## WORK REQUIRED
Set aside the pictures and output only the lines from the one containing "Write the Altair code for this chart." up to and including the one containing "import pandas as pd".

## AVAILABLE DATA
** Start **

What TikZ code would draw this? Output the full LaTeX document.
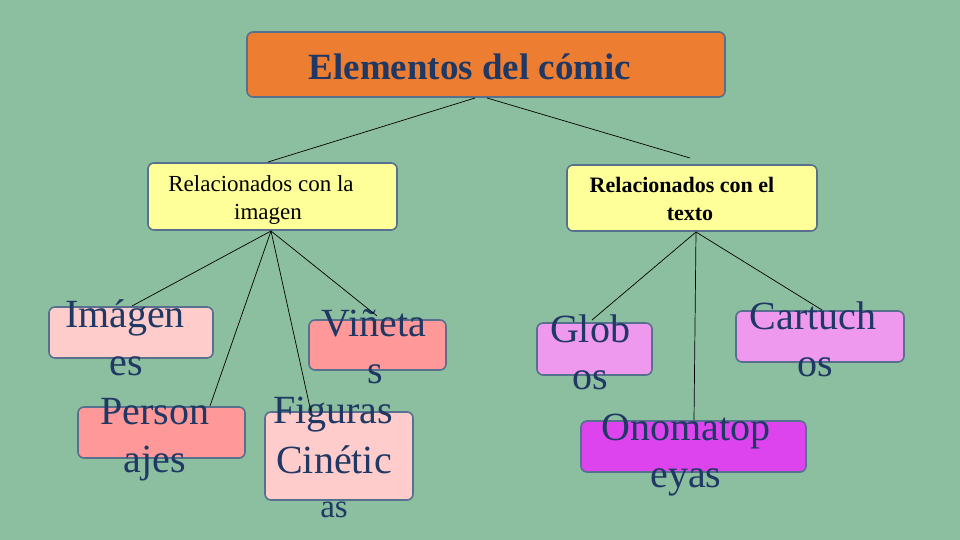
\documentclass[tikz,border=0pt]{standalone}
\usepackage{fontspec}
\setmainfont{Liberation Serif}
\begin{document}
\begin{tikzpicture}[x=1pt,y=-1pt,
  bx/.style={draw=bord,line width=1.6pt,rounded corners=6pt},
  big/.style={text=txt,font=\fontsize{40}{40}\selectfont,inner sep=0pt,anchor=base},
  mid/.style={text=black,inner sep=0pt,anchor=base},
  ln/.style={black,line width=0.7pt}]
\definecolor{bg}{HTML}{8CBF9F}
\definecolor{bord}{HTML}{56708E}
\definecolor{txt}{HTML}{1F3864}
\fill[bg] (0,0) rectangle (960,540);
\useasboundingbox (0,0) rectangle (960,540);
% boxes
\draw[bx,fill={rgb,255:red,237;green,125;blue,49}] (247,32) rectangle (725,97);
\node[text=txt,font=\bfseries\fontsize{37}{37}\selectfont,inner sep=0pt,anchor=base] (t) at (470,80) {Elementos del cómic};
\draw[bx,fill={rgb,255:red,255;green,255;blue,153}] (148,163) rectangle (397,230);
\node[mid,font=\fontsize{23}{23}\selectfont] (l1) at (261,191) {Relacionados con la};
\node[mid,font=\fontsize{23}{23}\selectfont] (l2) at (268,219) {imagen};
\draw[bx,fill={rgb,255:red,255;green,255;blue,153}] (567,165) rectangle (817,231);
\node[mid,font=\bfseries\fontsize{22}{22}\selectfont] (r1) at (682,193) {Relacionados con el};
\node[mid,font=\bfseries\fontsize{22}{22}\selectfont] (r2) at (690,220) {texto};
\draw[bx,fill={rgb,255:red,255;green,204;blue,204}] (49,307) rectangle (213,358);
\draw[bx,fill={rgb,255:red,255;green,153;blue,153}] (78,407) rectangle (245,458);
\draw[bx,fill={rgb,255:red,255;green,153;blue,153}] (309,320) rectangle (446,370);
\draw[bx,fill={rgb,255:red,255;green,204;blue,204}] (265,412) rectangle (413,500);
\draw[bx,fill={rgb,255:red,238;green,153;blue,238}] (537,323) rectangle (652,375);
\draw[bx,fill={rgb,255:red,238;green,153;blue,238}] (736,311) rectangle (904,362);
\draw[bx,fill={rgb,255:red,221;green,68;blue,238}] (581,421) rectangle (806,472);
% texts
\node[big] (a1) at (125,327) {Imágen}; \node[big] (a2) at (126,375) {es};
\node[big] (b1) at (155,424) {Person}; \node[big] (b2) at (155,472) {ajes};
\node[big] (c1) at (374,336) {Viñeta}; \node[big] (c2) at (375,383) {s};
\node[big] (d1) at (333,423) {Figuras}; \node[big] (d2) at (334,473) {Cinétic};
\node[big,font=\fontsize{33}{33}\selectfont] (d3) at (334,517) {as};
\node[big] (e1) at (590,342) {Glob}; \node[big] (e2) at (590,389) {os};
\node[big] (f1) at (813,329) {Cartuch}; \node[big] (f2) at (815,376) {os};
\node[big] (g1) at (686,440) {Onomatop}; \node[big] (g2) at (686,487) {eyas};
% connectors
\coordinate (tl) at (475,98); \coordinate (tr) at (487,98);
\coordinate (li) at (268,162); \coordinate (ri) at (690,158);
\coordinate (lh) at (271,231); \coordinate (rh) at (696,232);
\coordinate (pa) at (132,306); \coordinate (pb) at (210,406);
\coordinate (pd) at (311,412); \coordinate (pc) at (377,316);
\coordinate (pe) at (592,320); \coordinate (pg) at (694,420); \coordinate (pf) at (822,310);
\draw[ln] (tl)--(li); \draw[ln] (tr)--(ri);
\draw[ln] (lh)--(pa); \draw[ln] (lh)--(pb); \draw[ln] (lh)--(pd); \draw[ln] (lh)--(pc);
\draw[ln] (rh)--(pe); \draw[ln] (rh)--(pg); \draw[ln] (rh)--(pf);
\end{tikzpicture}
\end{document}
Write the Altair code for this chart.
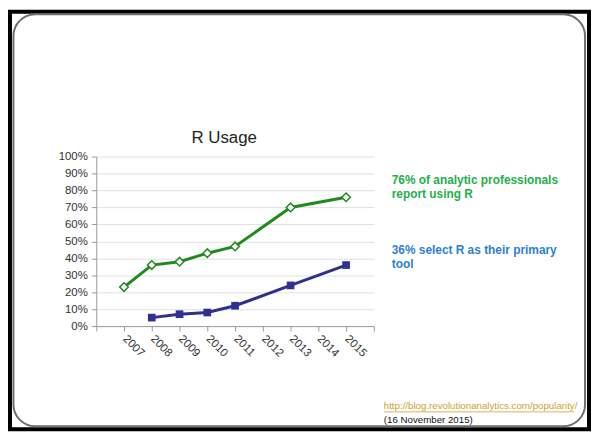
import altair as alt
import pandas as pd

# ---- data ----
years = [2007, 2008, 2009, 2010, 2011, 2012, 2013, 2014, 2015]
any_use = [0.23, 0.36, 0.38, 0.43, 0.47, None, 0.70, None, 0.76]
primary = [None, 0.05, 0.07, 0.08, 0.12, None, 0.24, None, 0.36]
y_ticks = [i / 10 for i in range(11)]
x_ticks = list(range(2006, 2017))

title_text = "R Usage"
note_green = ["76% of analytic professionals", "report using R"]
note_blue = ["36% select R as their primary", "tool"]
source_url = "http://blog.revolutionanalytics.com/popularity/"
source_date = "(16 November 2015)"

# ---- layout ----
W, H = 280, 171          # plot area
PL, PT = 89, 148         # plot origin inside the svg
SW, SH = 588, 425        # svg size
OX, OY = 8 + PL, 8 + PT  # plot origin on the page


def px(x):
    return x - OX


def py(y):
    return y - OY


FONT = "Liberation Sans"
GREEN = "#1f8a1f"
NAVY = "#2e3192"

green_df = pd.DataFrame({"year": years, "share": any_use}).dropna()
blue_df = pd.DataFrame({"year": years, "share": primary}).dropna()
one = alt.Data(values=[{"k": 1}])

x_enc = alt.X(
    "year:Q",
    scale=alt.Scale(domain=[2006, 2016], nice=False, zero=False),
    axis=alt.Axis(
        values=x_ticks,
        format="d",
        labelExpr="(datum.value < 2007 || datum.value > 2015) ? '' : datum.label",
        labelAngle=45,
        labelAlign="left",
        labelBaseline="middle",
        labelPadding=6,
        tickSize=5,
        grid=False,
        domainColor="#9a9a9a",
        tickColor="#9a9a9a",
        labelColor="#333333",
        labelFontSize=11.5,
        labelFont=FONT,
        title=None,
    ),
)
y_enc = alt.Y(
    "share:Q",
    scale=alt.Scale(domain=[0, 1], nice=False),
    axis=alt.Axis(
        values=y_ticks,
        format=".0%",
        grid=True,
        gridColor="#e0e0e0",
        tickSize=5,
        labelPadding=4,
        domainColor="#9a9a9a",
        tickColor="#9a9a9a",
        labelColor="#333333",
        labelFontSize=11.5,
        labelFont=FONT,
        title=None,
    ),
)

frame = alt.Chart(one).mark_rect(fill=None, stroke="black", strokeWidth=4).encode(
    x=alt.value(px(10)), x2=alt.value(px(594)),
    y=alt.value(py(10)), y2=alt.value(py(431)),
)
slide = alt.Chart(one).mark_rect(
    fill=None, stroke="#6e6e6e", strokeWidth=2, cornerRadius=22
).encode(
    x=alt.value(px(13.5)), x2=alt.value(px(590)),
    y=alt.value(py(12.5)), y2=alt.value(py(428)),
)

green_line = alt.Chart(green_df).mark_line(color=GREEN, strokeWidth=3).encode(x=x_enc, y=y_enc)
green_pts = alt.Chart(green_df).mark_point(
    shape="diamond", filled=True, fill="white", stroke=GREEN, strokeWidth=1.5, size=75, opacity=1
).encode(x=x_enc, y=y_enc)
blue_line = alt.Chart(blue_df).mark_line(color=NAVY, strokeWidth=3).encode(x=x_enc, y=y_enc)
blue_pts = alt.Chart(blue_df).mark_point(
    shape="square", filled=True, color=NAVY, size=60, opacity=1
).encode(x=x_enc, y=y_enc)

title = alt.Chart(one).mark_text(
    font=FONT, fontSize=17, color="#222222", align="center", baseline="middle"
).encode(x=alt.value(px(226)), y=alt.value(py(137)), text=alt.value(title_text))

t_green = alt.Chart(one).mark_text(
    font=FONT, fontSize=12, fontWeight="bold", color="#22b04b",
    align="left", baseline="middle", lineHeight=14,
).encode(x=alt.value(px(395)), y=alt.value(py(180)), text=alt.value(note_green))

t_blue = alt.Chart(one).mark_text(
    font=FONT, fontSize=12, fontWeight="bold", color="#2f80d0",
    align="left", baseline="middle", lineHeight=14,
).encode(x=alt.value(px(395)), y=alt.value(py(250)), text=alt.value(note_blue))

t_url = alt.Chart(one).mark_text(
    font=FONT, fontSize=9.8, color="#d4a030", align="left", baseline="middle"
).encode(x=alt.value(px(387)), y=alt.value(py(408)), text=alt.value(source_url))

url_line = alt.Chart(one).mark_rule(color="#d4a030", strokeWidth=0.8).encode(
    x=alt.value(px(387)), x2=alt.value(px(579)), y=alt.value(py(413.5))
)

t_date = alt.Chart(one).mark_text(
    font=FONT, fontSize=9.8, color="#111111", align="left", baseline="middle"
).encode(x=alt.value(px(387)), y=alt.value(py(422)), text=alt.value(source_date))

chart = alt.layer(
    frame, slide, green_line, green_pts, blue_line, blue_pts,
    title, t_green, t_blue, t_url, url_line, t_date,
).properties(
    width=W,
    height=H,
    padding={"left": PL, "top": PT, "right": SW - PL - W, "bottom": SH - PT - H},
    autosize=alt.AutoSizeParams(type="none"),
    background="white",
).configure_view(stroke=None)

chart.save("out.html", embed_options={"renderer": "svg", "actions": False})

** End **

## RESPONSE TO THIS TASK
Write the Altair code for this chart.
import altair as alt
import pandas as pd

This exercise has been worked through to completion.